Nickel-based anodes are commonly used in SOFCs owing to their low cost, good chemical stability, and excellent catalytic activity toward hydrogen oxidation and reforming of small hydrocarbon molecules. However, the Ni-based anodes are well known for promoting severe surface carbon deposition. Excessive formation of carbon species on the anode leads to a rapid deterioration of the cell performance by physically blocking access of the reactants to the active catalyst sites. To operate the Ni-based SOFCs by feeding liquid isooctane fuel, a catalytic layer can be applied over the Ni-based anode to act as an internal micro-reformer. The micro-reforming layer is designed to convert the mixture of isooctane and air to synthesis gas (hydrogen and carbon monoxide), which is believe to suppress the carbon deposition over the Ni-based anode.

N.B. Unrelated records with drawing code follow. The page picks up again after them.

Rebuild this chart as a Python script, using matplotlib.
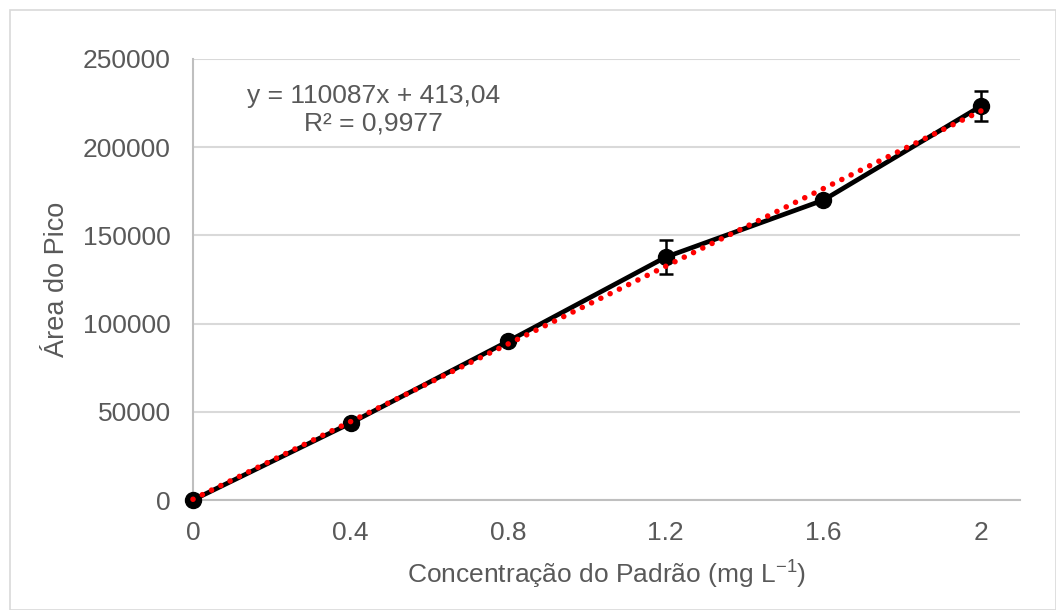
import matplotlib
matplotlib.use("Agg")
import matplotlib.pyplot as plt
from matplotlib.patches import Rectangle
import numpy as np

plt.rcParams['font.family'] = ['Liberation Sans', 'DejaVu Sans']
plt.rcParams['mathtext.default'] = 'regular'

# Data
conc = [0, 0.4, 0.8, 1.2, 1.6, 2.0]
area = [0, 43600, 90000, 137700, 170000, 223300]
area_err = [0, 0, 0, 9700, 0, 8300]
slope = 110087
intercept = 413.04
r2_text = "R² = 0,9977"
eq_text = "y = 110087x + 413,04"
xticks = [0, 0.4, 0.8, 1.2, 1.6, 2.0]
xtick_labels = ["0", "0.4", "0.8", "1.2", "1.6", "2"]
yticks = [0, 50000, 100000, 150000, 200000, 250000]

W, H = 1056, 610
fig = plt.figure(figsize=(W / 100, H / 100), dpi=100)
ax = fig.add_axes([193 / W, 1 - 500 / H, (1020 - 193) / W, (500 - 59) / H])

# chart border
fig.patches.append(Rectangle((10 / W, 0), 1 - 10 / W, 1 - 10 / H, transform=fig.transFigure,
                             fill=False, edgecolor='#d9d9d9', linewidth=1.2))

gray = '#595959'
ax.set_xlim(0, 2.099)
ax.set_ylim(0, 250000)
ax.set_yticks(yticks)
ax.set_yticklabels([str(v) for v in yticks])
ax.set_xticks(xticks)
ax.set_xticklabels(xtick_labels)
ax.grid(axis='y', color='#d9d9d9', linewidth=1.5)
ax.set_axisbelow(True)
for s in ['top', 'right']:
    ax.spines[s].set_visible(False)
for s in ['left', 'bottom']:
    ax.spines[s].set_color('#bfbfbf')
    ax.spines[s].set_linewidth(1.5)
ax.tick_params(length=0, labelsize=19, colors=gray)
ax.tick_params(axis='y', pad=16)
ax.tick_params(axis='x', pad=15)

ax.errorbar(conc, area, yerr=area_err, color='black', linewidth=3.4, marker='o',
            markersize=11.5, ecolor='black', elinewidth=1.8, capsize=5, capthick=1.8,
            zorder=3, clip_on=False)

xf = np.array([conc[0], conc[-1]])
ax.plot(xf, slope * xf + intercept, linestyle=(0, (0.01, 1.85)), color='#ff0000',
        linewidth=4.0, dash_capstyle='round', zorder=4, clip_on=False)

ax.text(0.218, 0.885, eq_text + "\n" + r2_text, transform=ax.transAxes, ha='center', va='center',
        fontsize=19, color=gray, linespacing=1.2, multialignment='center')

ax.set_xlabel("Concentração do Padrão (mg L$^{-1}$)", fontsize=19, color=gray, labelpad=10)
ax.set_ylabel("Área do Pico", fontsize=19.5, color=gray, labelpad=9)

fig.savefig("out.png", dpi=100)
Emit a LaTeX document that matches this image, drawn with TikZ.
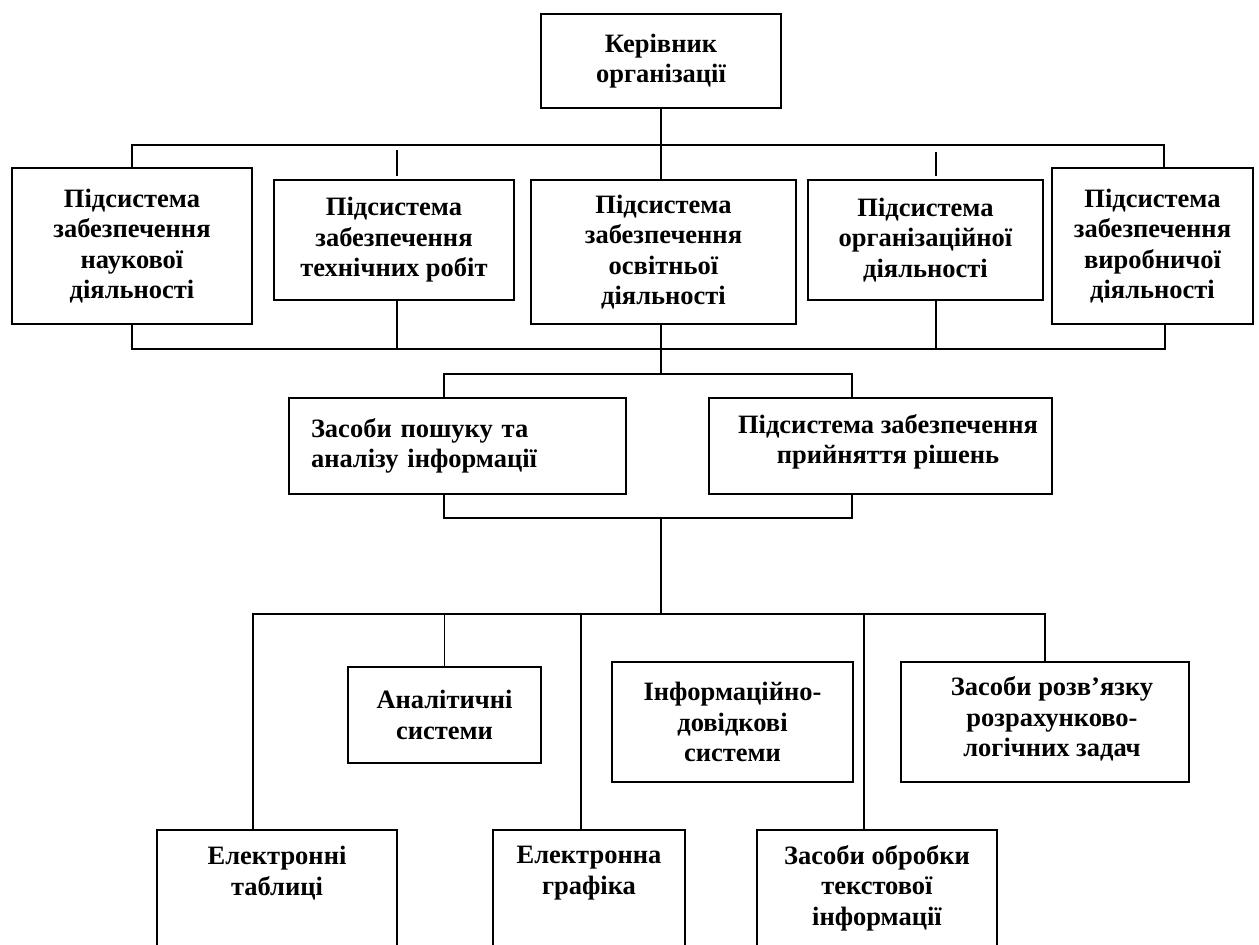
\documentclass[tikz,border=0pt]{standalone}
\usepackage{fontspec}
\setmainfont{Liberation Serif}
\begin{document}
\begin{tikzpicture}[x=1pt,y=-1pt,
  wire/.style={line width=1.8pt, line join=miter},
  box/.style={draw, line width=1.8pt, inner sep=0pt, align=center,
    font=\bfseries\fontsize{26.5}{30.5}\selectfont},
  lbl/.style={inner sep=0pt, align=center,
    font=\bfseries\fontsize{26.5}{30.5}\selectfont}]
\clip (0,0) rectangle (1259,945);
\fill[white] (0,0) rectangle (1259,945);

% head of the organisation
\node[box, minimum width=240, minimum height=94] (boss) at (661,61)
  {Керівник\\організації};

% first level: subsystems
\node[box, minimum width=240, minimum height=156] (s1) at (132,246)
  {Підсистема\\забезпечення\\наукової\\діяльності};
\node[box, minimum width=240, minimum height=120] (s2) at (394,240)
  {Підсистема\\забезпечення\\технічних робіт};
\node[box, minimum width=265, minimum height=144] (s3) at (663.5,252)
  {Підсистема\\забезпечення\\освітньої\\діяльності};
\node[box, minimum width=235, minimum height=120] (s4) at (925.5,240)
  {Підсистема\\організаційної\\діяльності};
\node[box, minimum width=201, minimum height=156] (s5) at (1152.5,246)
  {Підсистема\\забезпечення\\виробничої\\діяльності};

% second level
\node[box, text width=293, inner xsep=22, align=left, minimum height=96] (m1) at (457.5,446)
  {Засоби пошуку та\\аналізу інформації};
\node[box, minimum width=343, minimum height=96] (m2) at (880.5,446) {};
\node[lbl] (m2t) at (888,442) {Підсистема забезпечення\\прийняття рішень};

% third level, upper row
\node[box, minimum width=193, minimum height=96] (an) at (444.5,715)
  {Аналітичні\\системи};
\node[box, minimum width=241, minimum height=120] (inf) at (732.5,722)
  {Інформаційно-\\довідкові\\системи};
\node[box, minimum width=288, minimum height=120] (rz) at (1045,722) {};
\node[lbl] (rzt) at (1052,719) {Засоби розв’язку\\розрахунково-\\логічних задач};

% third level, lower row (runs past the bottom edge)
\node[box, minimum width=240, minimum height=140] (et) at (277,900) {};
\node[lbl] (ett) at (277,873) {Електронні\\таблиці};
\node[box, minimum width=192, minimum height=140] (eg) at (589,900) {};
\node[lbl] (egt) at (589,873) {Електронна\\графіка};
\node[box, minimum width=240, minimum height=140] (zo) at (877,900) {};
\node[lbl] (zot) at (877,888) {Засоби обробки\\текстової\\інформації};

% bus points
\coordinate (busTL) at (132,145);
\coordinate (busTR) at (1164,145);
\coordinate (busBL) at (132,349);
\coordinate (busBR) at (1165,349);
\coordinate (st2a) at (397,150);
\coordinate (st2b) at (397,176);
\coordinate (st4a) at (936,152);
\coordinate (st4b) at (936,176);
\coordinate (brTL) at (444,374);
\coordinate (brTR) at (852,374);
\coordinate (brBL) at (444,518);
\coordinate (brBR) at (852,518);
\coordinate (busLL) at (253,614);
\coordinate (busLR) at (1045,614);
\coordinate (vEG) at (581,614);
\coordinate (vZO) at (864,614);

% top bus
\draw[wire] (s1.north) -- (busTL) -- (busTR) -- (busTR |- s5.north);
\draw[wire] (boss.south) -- (boss.south |- s3.north);
\draw[wire] (st2a) -- (st2b);
\draw[wire] (st4a) -- (st4b);

% bottom bus of the first level
\draw[wire] (s1.south) -- (busBL) -- (busBR) -- (busBR |- s5.south);
\draw[wire] (st2a |- s2.south) -- (st2a |- busBL);
\draw[wire] (st4a |- s4.south) -- (st4a |- busBL);
\draw[wire] (boss.south |- s3.south) -- (boss.south |- brTL);

% second level brackets
\draw[wire] (brTL |- m1.north) -- (brTL) -- (brTR) -- (brTR |- m2.north);
\draw[wire] (brBL |- m1.south) -- (brBL) -- (brBR) -- (brBR |- m2.south);
\draw[wire] (boss.south |- brBL) -- (boss.south |- busLL);

% third level bus
\draw[wire] (busLL |- et.north) -- (busLL) -- (busLR) -- (rz.north);
\draw[wire] (an.north |- busLL) -- (an.north);
\draw[wire] (vEG) -- (vEG |- eg.north);
\draw[wire] (vZO) -- (vZO |- zo.north);
\end{tikzpicture}
\end{document}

In this work, a NiMo-Ceria-Zirconia (NiMo-CZ) catalyst was used as a micro-reforming layer for SOFCs running on isooctane. The catalyst layer was applied on top of the conventional anode supported single cell with a configuration of Ni-yttira-stabilized zirconia (YSZ) anode, YSZ/Ce_0.8Sm_0.2O_1.9 bi-layer electrolyte and La_0.6Sr_0.4Co_0.2Fe_0.8O_3-δ cathode. Our results showed that application of the novel catalyst layer was an effective way to enhance the electrochemical oxidation of complex hydrocarbons at the anode. At 750 °C, the single cell exhibited a low polarization resistance of 1.36 Ω cm² and a good maximum power density of 405 mW cm^-2 in isooctane/air. At the current density of 500 mA cm^-2, the cell voltage presented a fairly low degradation rate of 3.0 mV h^-1 during over 12 h stability test. The excellent electrochemical performance suggests the high catalytic activity of the NiMo-CZ catalyst for reforming isooctane and suppressing performance degradation of the single cell in the isooctane fuel.